The last question involved interpretation of scientific research. The FWS said exclusion of “impassable” roads from TMRD calculations will not negatively affect grizzly bears, but cited research that demonstrated an inverse relationship between road density and habitat selection, even if the roads are closed.
This does require a judge to read about science, but they are smart enough to understand what it says. And maybe either smarter or more honest than the agencies. It is also possible that a judge would be more likely to get more into the weeds and look for flaws when they have a gut feeling about what the outcome should be.
Appreciate your take but where is the common sense that needs to integrated with science. Grizzlies are moving into developed areas as described in the previous comment about Cody and other areas. This makes the legal discussion purely academic. Real life, real circumstances need to be considered.
The laws says agencies have to use the best available science in their rationale; there is no similar law requiring common sense (which I think is a good thing given the range of what I see labeled “common sense” these days).
More seriously, the best available science for bears near Cody might be some local information that justifies less concern about and restrictions for those bears. But I think that it would require local data rather than unverifiable anecdotes.
Jon: Every once in a while we are in complete agreement. I have been concerned for many years that the government has been substituting top-level agency and academic modeling as the “Best Available Science” — which they often call BAS, as you know. Challenges to these models are routinely ignored, although that is how science is supposed to work.
Rather than depend on taxpayer-funded modeling for direction, it is my belief that “the best available science for bears near Cody might be some local information,” as you say. Scientific research involving living memory and local knowledge regarding forests, roads, and wildlife has always provided greater insight and more accurate detail than simple computer printouts has been my experience — and yet this approach is rarely taken anymore. My vote is for more long-term District Rangers and fewer lawyers as forest managers.

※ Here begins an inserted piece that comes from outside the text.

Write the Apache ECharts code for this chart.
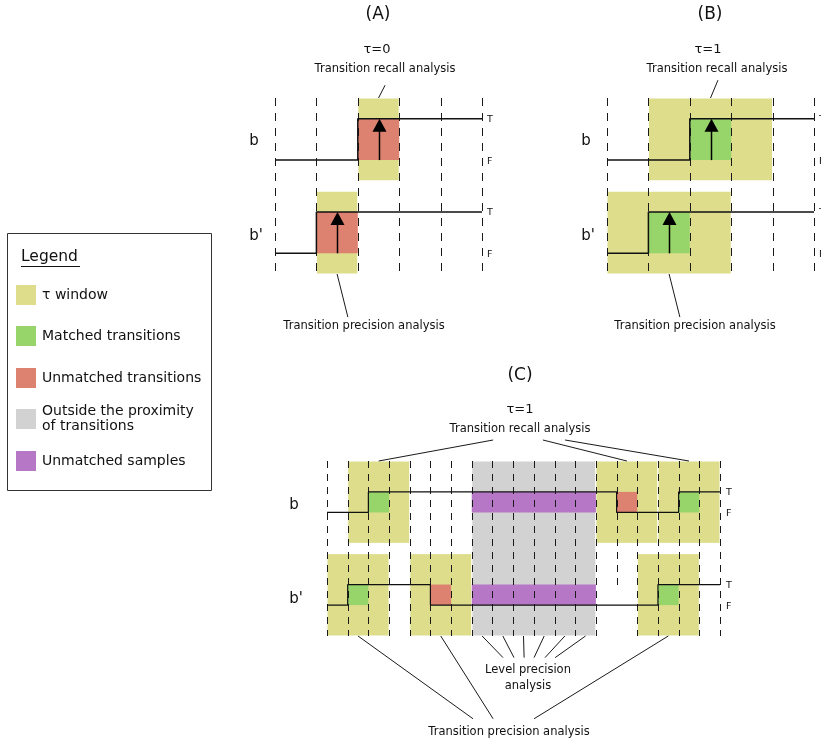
<!DOCTYPE html>
<html>
<head>
<meta charset="utf-8">
<script src="https://cdn.jsdelivr.net/npm/echarts@6/dist/echarts.min.js"></script>
<style>
  html, body { margin: 0; padding: 0; background: #fff; }
  #main { width: 821px; height: 746px; }
</style>
</head>
<body>
<div id="main"></div>
<script>
// signal level per sample interval, 0 = F, 1 = T
const levelsA_b  = [0, 0, 1, 1, 1];
const levelsA_b2 = [0, 1, 1, 1, 1];
const levelsB_b  = [0, 0, 1, 1, 1];
const levelsB_b2 = [0, 1, 1, 1, 1];
const levelsC_b  = [0, 0, 1, 1, 1, 1, 1, 1, 1, 1, 1, 1, 1, 1, 0, 0, 0, 1, 1];
const levelsC_b2 = [0, 1, 1, 1, 1, 0, 0, 0, 0, 0, 0, 0, 0, 0, 0, 0, 1, 1, 1];

// tolerance window (samples) per panel
const tauA = 0;
const tauB = 1;
const tauC = 1;

// sample boundary where the dashed line stops early (panel C)
const shortLinesC = { 14: -3.8 };

// leader targets (end points of the annotation lines, in sample units)
const recallTargetsA = [[2.66, 1.81]];
const recallTargetsB = [[2.68, 1.93]];
const recallTargetsC = [[8.03, 3.52], [10.44, 3.52], [11.51, 3.52]];
const precisionTargetsA = [[1.76, -3.79]];
const precisionTargetsB = [[1.76, -3.79]];
const precisionTargetsC = [[7.06, -10.02], [8.03, -10.02], [10.01, -10.02]];
const levelTargetsC = [[8.51, -7.05], [9.04, -7.05], [9.53, -7.05], [10.01, -7.05], [10.54, -7.05], [11.03, -7.05]];

const COLORS = {
  window: '#dddd8c',
  matched: '#97d46a',
  unmatched: '#dd8270',
  outside: '#d2d2d2',
  samples: '#b577c6'
};
const PALETTE = [COLORS.window, COLORS.matched, COLORS.unmatched, COLORS.outside, COLORS.samples];
const FONT = '"DejaVu Sans", "Lucida Grande", sans-serif';

function transitions(lv) {
  const t = [];
  for (let i = 1; i < lv.length; i++) {
    if (lv[i] !== lv[i - 1]) t.push({ at: i, dir: lv[i] - lv[i - 1] });
  }
  return t;
}

function stepPoints(lv, base) {
  const pts = [];
  lv.forEach((v, i) => { pts.push([i, base + v]); pts.push([i + 1, base + v]); });
  return pts;
}

function rectItem(params, api) {
  const a = api.coord([api.value(0), api.value(3)]);
  const b = api.coord([api.value(1), api.value(2)]);
  const k = api.value(4);
  return {
    type: 'rect',
    shape: { x: a[0], y: a[1], width: b[0] - a[0], height: b[1] - a[1] },
    style: { fill: PALETTE[k], stroke: (k === 0 || k === 3) ? '#fff' : null, lineWidth: 1 }
  };
}

function dashItem(dash) {
  return function (params, api) {
    const p0 = api.coord([api.value(0), api.value(1)]);
    const p1 = api.coord([api.value(0), api.value(2)]);
    const x = Math.round(p0[0]) + 0.5;
    return {
      type: 'line',
      shape: { x1: x, y1: p0[1], x2: x, y2: p1[1] },
      style: { stroke: '#1a1a1a', lineWidth: 1, lineDash: dash }
    };
  };
}

function arrowItem(params, api) {
  const p0 = api.coord([api.value(0), api.value(1)]);
  const p1 = api.coord([api.value(0), api.value(2)]);
  const x = Math.round(p0[0]) + 0.5;
  return {
    type: 'group',
    children: [
      { type: 'line', shape: { x1: x, y1: p0[1], x2: x, y2: p1[1] + 10 }, style: { stroke: '#000', lineWidth: 1.5 } },
      { type: 'polygon', shape: { points: [[x, p1[1]], [x - 7, p1[1] + 13], [x + 7, p1[1] + 13]] }, style: { fill: '#000' } }
    ]
  };
}

function leaderItem(params, api) {
  const p0 = api.coord([api.value(0), api.value(1)]);
  const p1 = api.coord([api.value(2), api.value(3)]);
  return {
    type: 'line',
    shape: { x1: p0[0], y1: p0[1], x2: p1[0], y2: p1[1] },
    style: { stroke: '#1a1a1a', lineWidth: 1 }
  };
}

// builds every series of one panel
function panel(gi, lvB, lvB2, tau, cfg) {
  const n = lvB.length;
  const rows = [
    { lv: lvB, base: 0, tr: transitions(lvB) },
    { lv: lvB2, base: cfg.offset, tr: transitions(lvB2) }
  ];
  const windows = [];
  const cells = [];
  rows.forEach((row, r) => {
    const other = rows[1 - r];
    row.tr.forEach(t => {
      const hit = other.tr.some(o => o.dir === t.dir && Math.abs(o.at - t.at) <= tau);
      const w = [t.at - tau, t.at + 1 + tau, row.base - cfg.pad, row.base + 1 + cfg.pad, 0];
      windows.push(w);
      cells.push([t.at, t.at + 1, row.base, row.base + 1, hit ? 1 : 2]);
      row.win = row.win || [];
      row.win.push(w);
    });
  });

  const gray = [];
  const purple = [];
  const grayCenters = [];
  if (cfg.level) {
    let start = null;
    for (let i = 0; i <= n; i++) {
      const covered = i === n || windows.some(w => w[0] <= i && i + 1 <= w[1]);
      if (!covered) {
        grayCenters.push(i + 0.5);
        if (start === null) start = i;
      } else if (start !== null) {
        gray.push([start, i, cfg.offset - cfg.pad, 1 + cfg.pad, 3]);
        rows.forEach(row => {
          if (row.lv.slice(start, i).some((v, k) => v !== rows[0].lv[start + k] || v !== rows[1].lv[start + k])) {
            purple.push([start, i, row.base, row.base + 1, 4]);
          }
        });
        start = null;
      }
    }
  }

  const dashes = [];
  for (let i = 0; i <= n; i++) {
    const bottom = (cfg.short && cfg.short[i] !== undefined) ? cfg.short[i] : cfg.offset - cfg.pad;
    dashes.push([i, 1 + cfg.pad, bottom]);
  }

  const arrows = cfg.arrows ? cells.map(c => [(c[0] + c[1]) / 2, c[2], c[3]]) : [];

  const leaders = [];
  rows[0].win.forEach((w, k) => {
    const t = cfg.recall[k];
    if (t) leaders.push([(w[0] + w[1]) / 2, w[3], t[0], t[1]]);
  });
  rows[1].win.forEach((w, k) => {
    const t = cfg.precision[k];
    if (t) leaders.push([(w[0] + w[1]) / 2, w[2], t[0], t[1]]);
  });
  if (cfg.levelTargets) {
    grayCenters.forEach((c, k) => {
      const t = cfg.levelTargets[k];
      if (t) leaders.push([c, cfg.offset - cfg.pad, t[0], t[1]]);
    });
  }

  const common = { xAxisIndex: gi, yAxisIndex: gi, silent: true, animation: false };
  return [
    Object.assign({ type: 'custom', name: 'areas' + gi, renderItem: rectItem, data: gray.concat(windows, purple, cells), clip: false }, common),
    Object.assign({ type: 'custom', name: 'grid' + gi, renderItem: dashItem(cfg.dash), data: dashes, clip: false }, common),
    Object.assign({ type: 'line', name: 'b' + gi, data: stepPoints(lvB, 0), showSymbol: false, clip: false,
      lineStyle: { color: '#111', width: cfg.lineWidth } }, common),
    Object.assign({ type: 'line', name: "b'" + gi, data: stepPoints(lvB2, cfg.offset), showSymbol: false, clip: false,
      lineStyle: { color: '#111', width: cfg.lineWidth } }, common),
    Object.assign({ type: 'custom', name: 'arrows' + gi, renderItem: arrowItem, data: arrows, clip: false }, common),
    Object.assign({ type: 'custom', name: 'leaders' + gi, renderItem: leaderItem, data: leaders, clip: false }, common)
  ];
}

function txt(text, x, y, size, align) {
  return {
    type: 'text', x: x, y: y, silent: true,
    style: { text: text, font: size + 'px ' + FONT, fill: '#111', textAlign: align || 'center', textVerticalAlign: 'middle' }
  };
}

const legendItems = [
  ['\u03c4 window', COLORS.window, 295],
  ['Matched transitions', COLORS.matched, 336],
  ['Unmatched transitions', COLORS.unmatched, 378],
  ['Outside the proximity\nof transitions', COLORS.outside, 419],
  ['Unmatched samples', COLORS.samples, 461]
];

const graphics = [
  { type: 'rect', shape: { x: 7.5, y: 233.5, width: 204, height: 257 }, style: { fill: '#fff', stroke: '#333', lineWidth: 1 } },
  txt('Legend', 21, 257, 15.5, 'left'),
  { type: 'line', shape: { x1: 21, y1: 266.5, x2: 80, y2: 266.5 }, style: { stroke: '#111', lineWidth: 1 } }
];
legendItems.forEach(([label, color, y]) => {
  graphics.push({ type: 'rect', shape: { x: 16, y: y - 10, width: 20, height: 20 }, style: { fill: color } });
  const t = txt(label, 42, y, 14, 'left');
  t.style.lineHeight = 15;
  graphics.push(t);
});

graphics.push(
  txt('(A)', 378, 15, 17), txt('\u03c4=0', 377, 50, 13), txt('Transition recall analysis', 385, 69, 11.5),
  txt('Transition precision analysis', 364, 326, 11.5),
  txt('b', 254, 141, 15), txt("b'", 256, 236, 15),
  txt('T', 487, 120, 9.5, 'left'), txt('F', 487, 162, 9.5, 'left'),
  txt('T', 487, 213, 9.5, 'left'), txt('F', 487, 255, 9.5, 'left'),

  txt('(B)', 710, 15, 17), txt('\u03c4=1', 708, 50, 13), txt('Transition recall analysis', 717, 69, 11.5),
  txt('Transition precision analysis', 695, 326, 11.5),
  txt('b', 586, 141, 15), txt("b'", 588, 236, 15),
  txt('T', 819, 120, 9.5, 'left'), txt('F', 819, 162, 9.5, 'left'),
  txt('T', 819, 213, 9.5, 'left'), txt('F', 819, 255, 9.5, 'left'),

  txt('(C)', 520, 376, 17), txt('\u03c4=1', 520, 410, 13), txt('Transition recall analysis', 520, 429, 11.5),
  txt('b', 294, 505, 15), txt("b'", 296, 599, 15),
  txt('T', 726, 493, 9.5, 'left'), txt('F', 726, 514, 9.5, 'left'),
  txt('T', 726, 586, 9.5, 'left'), txt('F', 726, 607, 9.5, 'left'),
  txt('Level precision', 528, 670, 11.5), txt('analysis', 528, 686, 11.5),
  txt('Transition precision analysis', 509, 732, 11.5)
);

const chart = echarts.init(document.getElementById('main'));

const option = {
  backgroundColor: '#fff',
  animation: false,
  grid: [
    { left: 275, top: 98, width: 207, height: 176 },
    { left: 607, top: 98, width: 207, height: 176 },
    { left: 327, top: 461, width: 393, height: 175 }
  ],
  xAxis: [
    { type: 'value', gridIndex: 0, min: 0, max: levelsA_b.length, show: false },
    { type: 'value', gridIndex: 1, min: 0, max: levelsB_b.length, show: false },
    { type: 'value', gridIndex: 2, min: 0, max: levelsC_b.length, show: false }
  ],
  yAxis: [
    { type: 'value', gridIndex: 0, min: -2.75, max: 1.5, show: false },
    { type: 'value', gridIndex: 1, min: -2.75, max: 1.5, show: false },
    { type: 'value', gridIndex: 2, min: -6, max: 2.5, show: false }
  ],
  graphic: graphics,
  series: [].concat(
    panel(0, levelsA_b, levelsA_b2, tauA, { offset: -2.25, pad: 0.5, dash: [8, 7], lineWidth: 1.5, arrows: true,
      recall: recallTargetsA, precision: precisionTargetsA }),
    panel(1, levelsB_b, levelsB_b2, tauB, { offset: -2.25, pad: 0.5, dash: [8, 7], lineWidth: 1.5, arrows: true,
      recall: recallTargetsB, precision: precisionTargetsB }),
    panel(2, levelsC_b, levelsC_b2, tauC, { offset: -4.5, pad: 1.5, dash: [7, 6], lineWidth: 1.2, arrows: false,
      level: true, short: shortLinesC, recall: recallTargetsC, precision: precisionTargetsC, levelTargets: levelTargetsC })
  )
};

chart.setOption(option);
</script>
</body>
</html>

Maybe you can elaborate in a post with examples about “routinely” ignoring challenges to models. I’ve been kind of mystified by the anti-model sentiments expressed here (not just by you). I’d also distinguish disagreement about what is in a model from disagreement about how it is used.
Hi Jon: Models are critical for engineering and a very useful tool for foresters and wildlife biologists — but they can’t predict the future, and are limited by the quality of data driving therm and the biases of their creators and users.
When models are used to simulate “critical habitat” or to designate an 80-year riparian buffer they have about as much value as a Ouija Board. Except they are used in this manner to establish policies, put people out of work, and to increase wildfire risk to both wildlife and rural communities.
My documentation of past forest conditions in the Pacific Northwest directly contradicted the assertions of Jerry Franklin and FOR-Plan models of Norm Johnson in the early 1990s — and were directly ignored at that time and ever since. Same with the Elliott State Forest at the state level. My analyses clearly predicted catastrophic wildfires if the NWFP was implemented, and when my predictions proved accurate, the modelers claimed “Global Warming.” Maybe with the new administration more attention will be paid to documented facts and less on costly and misleading models. One can always hope.